There is a compelling strategic case for further infrastructure expansion, potentially including new corridors to the west coast or expanded capacity to the south. First, the demand for heavy crude in Asian markets is robust. Refineries in China and India are specifically configured to process heavy grades, and they are seeking stable suppliers to replace declining volumes from traditional sources like Mexico and Venezuela. Second, continued reliance on a single major customer—the United States, which buys the vast majority of Canada’s oil—leaves the Canadian economy vulnerable to U.S. policy shifts and price dictation.

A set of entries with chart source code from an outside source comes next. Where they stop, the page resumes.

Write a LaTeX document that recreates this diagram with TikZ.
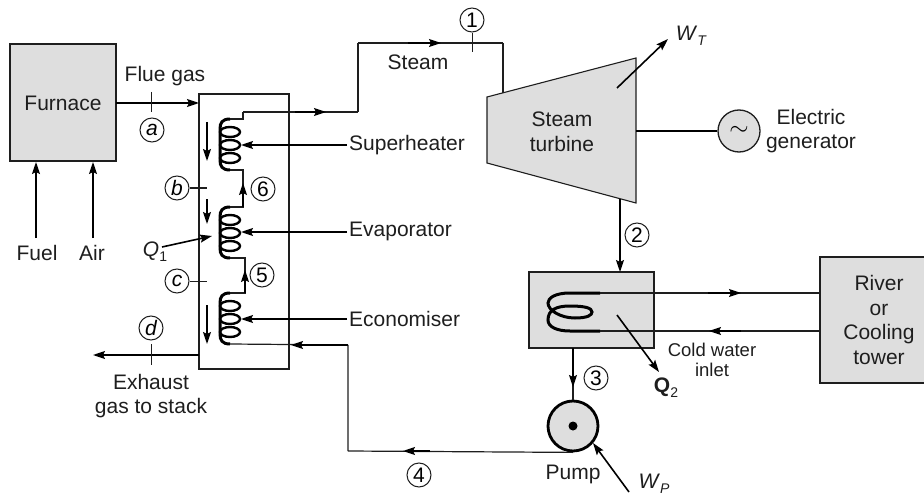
\documentclass[tikz,border=0pt]{standalone}
\usepackage{fontspec}
\setmainfont{Liberation Sans}
\usepackage{pgf,tikz}
\usetikzlibrary{shapes, calc, arrows.meta, math}

\definecolor{unitgray}{HTML}{DEDEDE}
\definecolor{inkline}{HTML}{1E1E1E}

\tikzset{
  unit/.style={draw=inkline, fill=unitgray, line width=1.1pt},
  pipe/.style={draw=inkline, line width=1.2pt},
  flow/.style={draw=black, line width=1.6pt, ->},
  coilwire/.style={draw=black, line width=3pt},
  tick/.style={draw=inkline, line width=1pt},
  tag/.style={circle, draw=inkline, line width=1pt, minimum size=24pt, inner sep=0pt, font=\fontsize{21}{21}\selectfont},
  lettertag/.style={tag, font=\fontsize{21}{21}\selectfont\itshape},
  lbl/.style={inner sep=0pt, align=center, text=inkline, font=\fontsize{21}{24.5}\selectfont},
  point/.style={inner sep=0pt, outer sep=0pt, minimum size=0pt},
}
\newcommand{\subtxt}[1]{\raisebox{-5pt}{\fontsize{14}{14}\selectfont #1}}

\begin{document}
\begin{tikzpicture}[x=1pt, y=-1pt, >={Stealth[length=12pt,width=8pt,inset=2pt]}]

\useasboundingbox (0,0) rectangle (924,500);

\tikzmath{
			\coilx = 230; \stubx = 243;
         }

% main units
\filldraw[unit] (10,44) rectangle (116,161);
\node[lbl] (furnace) at (63,103) {Furnace};

\draw[inkline, line width=1.1pt] (199,94) rectangle (289,369);

\filldraw[unit] (487,97) -- (636,58) -- (636,203) -- (487,163) -- cycle;
\node[lbl] (turbine) at (562,132) {Steam\\turbine};

\filldraw[unit] (529,272) rectangle (654,348);

\filldraw[unit] (820,257) rectangle (926,383);
\node[lbl] (river) at (879,320) {River\\or\\Cooling\\tower};

\node[circle, draw=inkline, fill=unitgray, line width=1.3pt, minimum size=42pt, inner sep=0pt, font=\fontsize{40}{40}\selectfont] (gen) at (739,131) {$\sim$};
\node[circle, draw=black, fill=unitgray, line width=2.8pt, minimum size=50pt, inner sep=0pt] (pump) at (573,426) {};
\fill (pump.center) circle (4.5);

% the three coils
\foreach \yc/\name in {119/sup, 207/eva, 293/eco}{
  \coordinate (\name top) at (\coilx,\yc);
  \coordinate (\name bot) at (\coilx,\yc+51);
  \draw[coilwire] (\name top) .. controls (222,\yc) and (220,\yc+4) .. (220,\yc+10) -- (220,\yc+41) .. controls (220,\yc+47) and (222,\yc+51) .. (\name bot);
  \foreach \dy in {13,26,39}
    \draw[coilwire, line width=2.4pt] (\coilx,\yc+\dy) ellipse (10 and 5);
}

% steam circuit
\node[point] (steamA) at (\stubx,112) {};
\node[point] (steamB) at (358,112) {};
\node[point] (steamC) at (358,43) {};
\node[point] (steamD) at (503,43) {};
\node[point] (steamE) at (503,93) {};
\draw[pipe] (suptop) -- (\stubx,119) -- (steamA) -- (steamB) -- (steamC) -- (steamD) -- (steamE);
\draw[flow] (295,112) -- (326,112);
\draw[flow] (408,43) -- (441,43);

\draw[pipe] (supbot) -- (\stubx,170) -- (\stubx,207) -- (evatop);
\draw[flow] (\stubx,207) -- (\stubx,183);
\draw[pipe] (evabot) -- (245,258) -- (245,293) -- (ecotop);
\draw[flow] (245,293) -- (245,270);

% feed water
\node[point] (feedA) at (348,451) {};
\node[point] (feedB) at (348,345) {};
\draw[pipe] (pump.south) -- (feedA) -- (feedB) -- (ecobot);
\draw[flow] (430,451) -- (403,451);
\draw[flow] (348,345) -- (291,345);

% gas side
\draw[flow] (116,103) -- (199,103);
\draw[flow] (199,355) -- (93,355);
\draw[flow] (36,238) -- (36,162);
\draw[flow] (93,238) -- (93,162);
\draw[flow] (207,122) -- (207,161);
\draw[flow] (207,199) -- (207,224);
\draw[flow] (207,305) -- (207,344);
\draw[flow] (162,247) -- (212,236);

\draw[tick] (151,92) -- (151,112);
\draw[tick] (151,344) -- (151,365);
\draw[tick] (472,33) -- (472,52);
\draw[tick] (190,188) -- (207,188);
\draw[tick] (190,281) -- (207,281);

% heat exchanger feeds
\draw[flow] (347,145) -- (241,145);
\draw[flow] (347,232) -- (241,232);
\draw[flow] (347,319) -- (241,319);

% turbine and condenser
\draw[flow] (617,88) -- (668,39);
\draw[black, line width=2.6pt] (636,131) -- (gen);
\draw[flow] (620,199) -- (620,272);

\draw[coilwire] (600,293) -- (570,293) .. controls (555,293) and (548,298) .. (548,303) .. controls (548,310) and (560,318) .. (575,318) .. controls (588,318) and (592,315) .. (592,312) .. controls (592,308) and (585,306) .. (570,306) .. controls (556,306) and (548,310) .. (548,320) .. controls (548,327) and (557,331) .. (570,331) -- (600,331);
\draw[pipe] (600,293) -- (820,293);
\draw[pipe] (820,331) -- (600,331);
\draw[flow] (708,293) -- (741,293);
\draw[flow] (741,331) -- (709,331);
\draw[flow] (617,315) -- (659,372);

\draw[pipe] (573,348) -- (pump);
\draw[flow] (573,348) -- (573,387);
\draw[flow] (629,492) -- (593,443);

% labels
\node[lbl] (fluegas) at (165,76) {Flue gas};
\node[lbl] (steam) at (418,62) {Steam};
\node[lbl] (fuel) at (37,253) {Fuel};
\node[lbl] (air) at (92,253) {Air};
\node[lbl, anchor=west] (superheater) at (349,145) {Superheater};
\node[lbl, anchor=west] (evaporator) at (349,231) {Evaporator};
\node[lbl, anchor=west] (economiser) at (349,319) {Economiser};
\node[lbl] (exhaust) at (151,396) {Exhaust\\gas to stack};
\node[lbl] (electric) at (811,131) {Electric\\generator};
\node[lbl] (pumplbl) at (573,474) {Pump};
\node[lbl, font=\fontsize{18.5}{20}\selectfont] (coldwater) at (712,360) {Cold water\\inlet};
\node[lbl] (q1) at (155,252) {\textit{Q}\subtxt{1}};
\node[lbl] (q2) at (666,388) {\textbf{Q}\subtxt{2}};
\node[lbl] (wt) at (691,36) {\textit{W}\subtxt{\itshape T}};
\node[lbl] (wp) at (654,484) {\textit{W}\subtxt{\itshape P}};

\node[tag] (t1) at (472,20) {1};
\node[tag] (t2) at (637,235) {2};
\node[tag] (t3) at (596,378) {3};
\node[tag] (t4) at (419,475) {4};
\node[tag] (t5) at (262,275) {5};
\node[tag] (t6) at (263,189) {6};
\node[lettertag] (ta) at (152,130) {a};
\node[lettertag] (tb) at (177,188) {b};
\node[lettertag] (tc) at (177,281) {c};
\node[lettertag] (td) at (151,328) {d};

\end{tikzpicture}
\end{document}
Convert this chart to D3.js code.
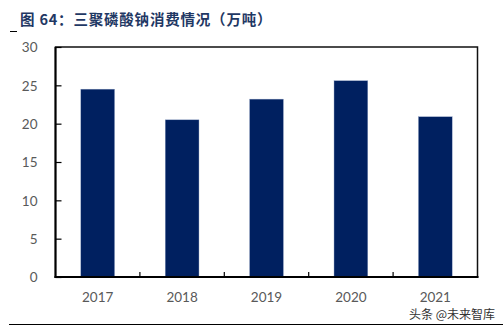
<!DOCTYPE html>
<html><head><meta charset="utf-8">
<script src="https://cdn.jsdelivr.net/npm/d3@7/dist/d3.min.js"></script>
<style>body{margin:0;background:#fff}svg{display:block}</style>
</head><body><svg id="c" width="503" height="329"></svg>
<script>
const years = ["2017","2018","2019","2020","2021"];
const consumption = [24.5, 20.5, 23.2, 25.6, 20.9];
const yTicks = [0,5,10,15,20,25,30];
const titleText = "图 64：三聚磷酸钠消费情况（万吨）";
const watermark = "头条 @未来智库";

const svg = d3.select("#c");
const L = 55.5, R = 477.5, T = 47, B = 277;
const x = d3.scaleBand().domain(years).range([L, R]).paddingInner(0.6).paddingOuter(0.3);
const xb = d3.scaleBand().domain(years).range([L, R]);
const y = d3.scaleLinear().domain([0, 30]).range([B, T]);
const font = "Lato, 'Open Sans', sans-serif";
const lab = "#595959";

// title
svg.append("line").attr("x1", 10).attr("x2", 17).attr("y1", 31.5).attr("y2", 31.5).attr("stroke", "#000").attr("stroke-width", 1);
svg.append("text").attr("x", 20).attr("y", 25).text(titleText)
  .attr("font-family", "'Noto Sans CJK SC', sans-serif").attr("font-weight", "bold")
  .attr("font-size", 14.5).attr("letter-spacing", 0.8).attr("fill", "#1F3864");

// bars
svg.append("g").selectAll("rect").data(years).join("rect")
  .attr("x", d => x(d)).attr("width", x.bandwidth())
  .attr("y", (d, i) => y(consumption[i])).attr("height", (d, i) => B - y(consumption[i]))
  .attr("fill", "#002060").attr("stroke", "#8ea0c4").attr("stroke-width", 0.4);

// frame
svg.append("rect").attr("x", L).attr("y", T).attr("width", R - L).attr("height", B - T)
  .attr("fill", "none").attr("stroke", "#111").attr("stroke-width", 1.5);
svg.append("line").attr("x1", L).attr("x2", L).attr("y1", T).attr("y2", B + 1).attr("stroke", "#000").attr("stroke-width", 2);
svg.append("line").attr("x1", L - 1).attr("x2", R + 1).attr("y1", B).attr("y2", B).attr("stroke", "#000").attr("stroke-width", 2);

// y axis
const ya = d3.axisLeft(y).tickValues(yTicks).tickSize(-6).tickPadding(18);
const yg = svg.append("g").attr("transform", `translate(${L},0)`).call(ya);
yg.select(".domain").remove();
yg.selectAll("line").attr("stroke", "#000").attr("stroke-width", 1.2);
yg.selectAll("text").attr("font-family", font).attr("font-size", 13.5).attr("fill", lab).attr("dy", "0.36em");

// x axis ticks at category boundaries
const bounds = years.slice(1).map(d => xb(d));
svg.append("g").selectAll("line").data(bounds).join("line")
  .attr("x1", d => d).attr("x2", d => d).attr("y1", B).attr("y2", B - 5)
  .attr("stroke", "#000").attr("stroke-width", 1.2);
svg.append("g").selectAll("text").data(years).join("text")
  .attr("x", d => xb(d) + xb.bandwidth() / 2).attr("y", 302).attr("text-anchor", "middle")
  .attr("font-family", font).attr("font-size", 13.5).attr("fill", lab).text(d => d);

// watermark and bottom rule
svg.append("text").attr("x", 495).attr("y", 319).attr("text-anchor", "end").text(watermark)
  .attr("font-family", "'Noto Sans CJK SC', sans-serif").attr("font-size", 12).attr("fill", "#333");
svg.append("line").attr("x1", 9).attr("x2", 503).attr("y1", 324.5).attr("y2", 324.5).attr("stroke", "#000").attr("stroke-width", 1);
</script></body></html>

Alberta has already signaled interest in exploring additional export avenues. Recent discussions regarding indigenous-led pipeline initiatives and new corridor concepts suggest that stakeholders recognize TMX should be a beginning, not an end. The economic opportunity cost of delay is severe. If production growth outpaces capacity by even a small margin, the differential could easily slip back by US $5 per barrel. As the math shows, that $5 slip would cost the Canadian economy over $7 billion annually—money that could otherwise fund healthcare, education, and green energy transition projects.

The Western Canadian differential is not fixed by geology; it is shaped by market access and transportation capacity. At current production rates, the pricing gap represents over US $21 billion annually in unrealized revenue. Even modest improvements in market access yield significant real gains for provincial and federal budgets.

Infrastructure matters because it improves pricing power. Timing matters because lost revenue compounds over years. Opportunity cost matters because every year of constrained access leaves billions on the table.

For a country whose energy sector remains a major pillar of national income, pursuing the next phase of strategic pipeline capacity is not just an industrial ambition, it is an economic imperative.